The home, which sits like a grand dame at the top of a hill on 2 1/ 2 acres, was constructed as a traditional three-story Georgian, but it is known for its Italianate elements, including elongated windows, flat roof and deep overhanging eaves.
There are seven bedrooms, 4 1/ 2 baths, a music room, two family rooms, a formal dining room and a ballroom along with three French-style balconies. While refurbishing the walls, Schmid discovered bricks between the beams holding up the home.
"That was apparently to slow down fires," he says.
The home is near the top of Huntington Town Historian Robert Hughes' list of important structures.
"A big part of that is because it has survived so long and is so well intact," he says. "And it represents the beginning of Huntington as a summer house area. We usually associate that with the Gilded Age, but actually it started here in the 1830s."
Its location on a hill overlooking the bay also makes High Lindens special, he says. The previous owner, Joseph Mack, shared that opinion -- so much so that he requested to be buried in a town cemetery that has a view of his home.
"A house like that needs ... someone who appreciates its history and grandeur and is willing to spend the time to restore it the way it should be," Hughes says. "This one has a lot of detail work both on the interior and exterior. Restoring it entails more than just getting up there with a paint roller."
Leading this visitor around the residence, Schmid points out things like the 14-foot ceilings, oak paneling and hand-molded plasterwork around the lights. He says he particularly likes the dumbwaiter, which servants used to transport meals upstairs from the basement kitchen.
It was life on an elegant scale, all right.
"Almost every room had a fireplace," he says. "The servants stoked the fires and kept the heat going."

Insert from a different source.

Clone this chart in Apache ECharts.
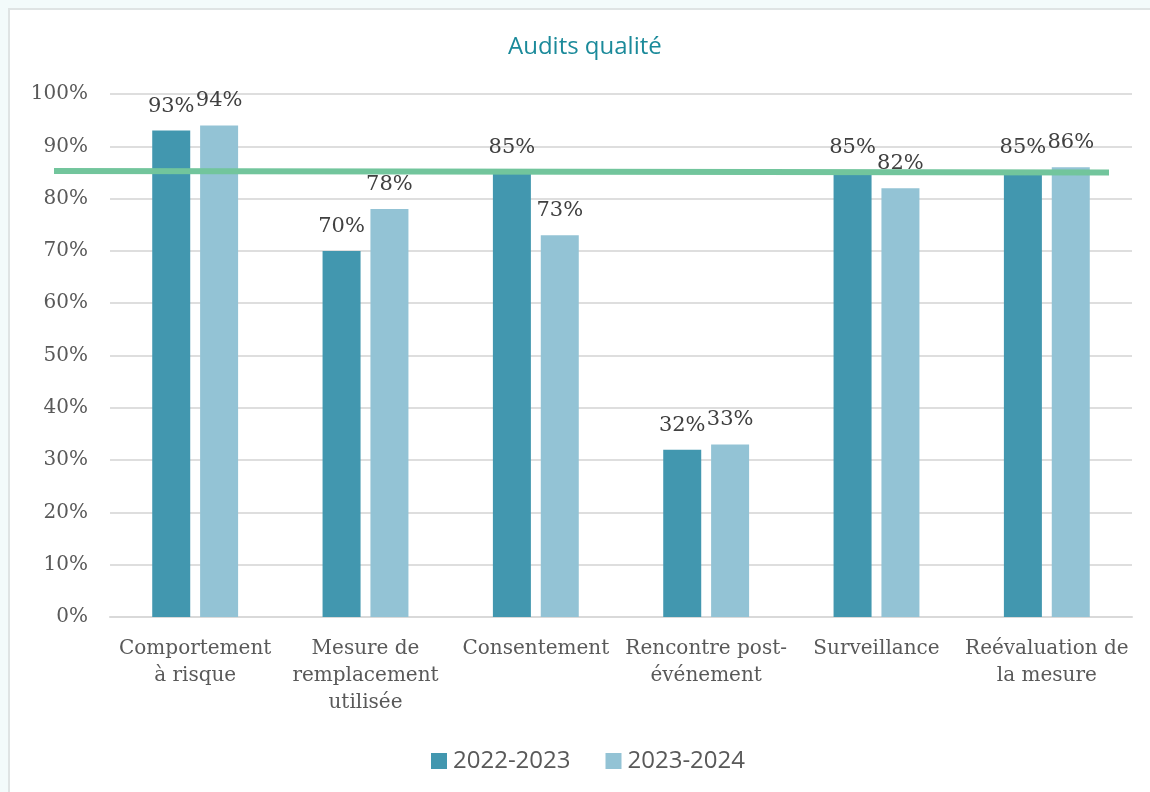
<!DOCTYPE html>
<html>
<head>
<meta charset="utf-8">
<script src="https://cdn.jsdelivr.net/npm/echarts@6/dist/echarts.min.js"></script>
<style>
  html, body { margin: 0; padding: 0; background: #f3fbfb; }
  #chart { width: 1150px; height: 792px; }
</style>
</head>
<body>
<div id="chart"></div>
<script>
// Audit categories (line breaks follow the axis label wrapping)
const categories = [
  'Comportement\nà risque',
  'Mesure de\nremplacement\nutilisée',
  'Consentement',
  'Rencontre post-\névénement',
  'Surveillance',
  'Reévaluation de\nla mesure'
];
const seriesNames = ['2022-2023', '2023-2024'];
const values2022 = [93, 70, 85, 32, 85, 85];
const values2023 = [94, 78, 73, 33, 82, 86];
// Target line drawn across the chart (start and end level, in %)
const targetLine = [[0, 85.3], [1, 85.0]];
const yTicks = [0, 10, 20, 30, 40, 50, 60, 70, 80, 90, 100];

const serif = '"DejaVu Serif", "Liberation Serif", serif';
const sans = '"Open Sans", "Noto Sans", sans-serif';

const chart = echarts.init(document.getElementById('chart'), null, { renderer: 'canvas' });

const gridTop = 94;
const gridBottom = 792 - 617;

const valueLabel = {
  show: true,
  position: 'top',
  distance: 14,
  fontFamily: serif,
  fontSize: 21,
  color: '#404040',
  formatter: p => p.value + '%'
};

chart.setOption({
  backgroundColor: '#f3fbfb',
  animation: false,
  graphic: [{
    type: 'rect',
    z: -10,
    silent: true,
    shape: { x: 9, y: 9, width: 1200, height: 850 },
    style: { fill: '#ffffff', stroke: '#dfe4e4', lineWidth: 2 }
  }],
  title: {
    text: 'Audits qualité',
    left: 503,
    top: 30,
    textStyle: { fontFamily: sans, fontSize: 24, fontWeight: 'normal', color: '#1b8a9a' }
  },
  legend: {
    data: seriesNames,
    left: 426,
    top: 744,
    itemWidth: 16,
    itemHeight: 16,
    itemGap: 35,
    icon: 'rect',
    textStyle: { fontFamily: sans, fontSize: 24, color: '#595959', padding: [0, 0, 0, 1] }
  },
  grid: [
    { left: 110, right: 18, top: gridTop, bottom: gridBottom },
    { left: 54, right: 41, top: gridTop, bottom: gridBottom }
  ],
  xAxis: [
    {
      type: 'category',
      gridIndex: 0,
      data: categories,
      axisLine: { lineStyle: { color: '#d9d9d9', width: 2 } },
      axisTick: { show: false },
      axisLabel: {
        interval: 0,
        margin: 18,
        fontFamily: serif,
        fontSize: 20,
        lineHeight: 27,
        color: '#595959'
      }
    },
    {
      type: 'value',
      gridIndex: 1,
      min: 0,
      max: 1,
      show: false
    }
  ],
  yAxis: [
    {
      type: 'value',
      gridIndex: 0,
      min: 0,
      max: 100,
      interval: 10,
      axisLine: { show: false },
      axisTick: { show: false },
      splitLine: { lineStyle: { color: '#dedede', width: 2 } },
      axisLabel: {
        margin: 22,
        fontFamily: serif,
        fontSize: 20,
        color: '#595959',
        formatter: v => (yTicks.includes(v) ? v + '%' : '')
      }
    },
    {
      type: 'value',
      gridIndex: 1,
      min: 0,
      max: 100,
      show: false
    }
  ],
  series: [
    {
      name: seriesNames[0],
      type: 'bar',
      xAxisIndex: 0,
      yAxisIndex: 0,
      data: values2022,
      barWidth: 38,
      barGap: '26%',
      itemStyle: { color: '#4297af' },
      label: valueLabel
    },
    {
      name: seriesNames[1],
      type: 'bar',
      xAxisIndex: 0,
      yAxisIndex: 0,
      data: values2023,
      barWidth: 38,
      itemStyle: { color: '#93c3d5' },
      label: valueLabel
    },
    {
      name: 'Cible',
      type: 'line',
      xAxisIndex: 1,
      yAxisIndex: 1,
      data: targetLine,
      symbol: 'none',
      z: 5,
      lineStyle: { color: '#72c59c', width: 6, cap: 'butt' }
    }
  ]
});
</script>
</body>
</html>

The fact that the restoration of High Lindens was going to be a daunting task kept away many potential buyers, Schmid says. Not him.
"If you can break it, you can fix it," he says.
Selling such a home isn't more difficult than selling other types of homes, as long as the restoration has been done properly, said Paul Mateyunas, a real estate agent with Daniel Gale Sotheby's International Realty and the author of two books on the North Shore's historic homes. Then, there's the fact that they usually were built with quality materials and in prime locations, with a fair amount of land.
"You get a little piece of history," he says. "I think it's the best of both worlds."
Whether Schmid sells the property or decides to make it his home, the project at least has given him the opportunity to taste a bit of the elegance of a bygone era.
"I sit on the porch and I see the boats coming and going in the harbor," he says. "I take a picture of it almost every day because you can't describe what you see."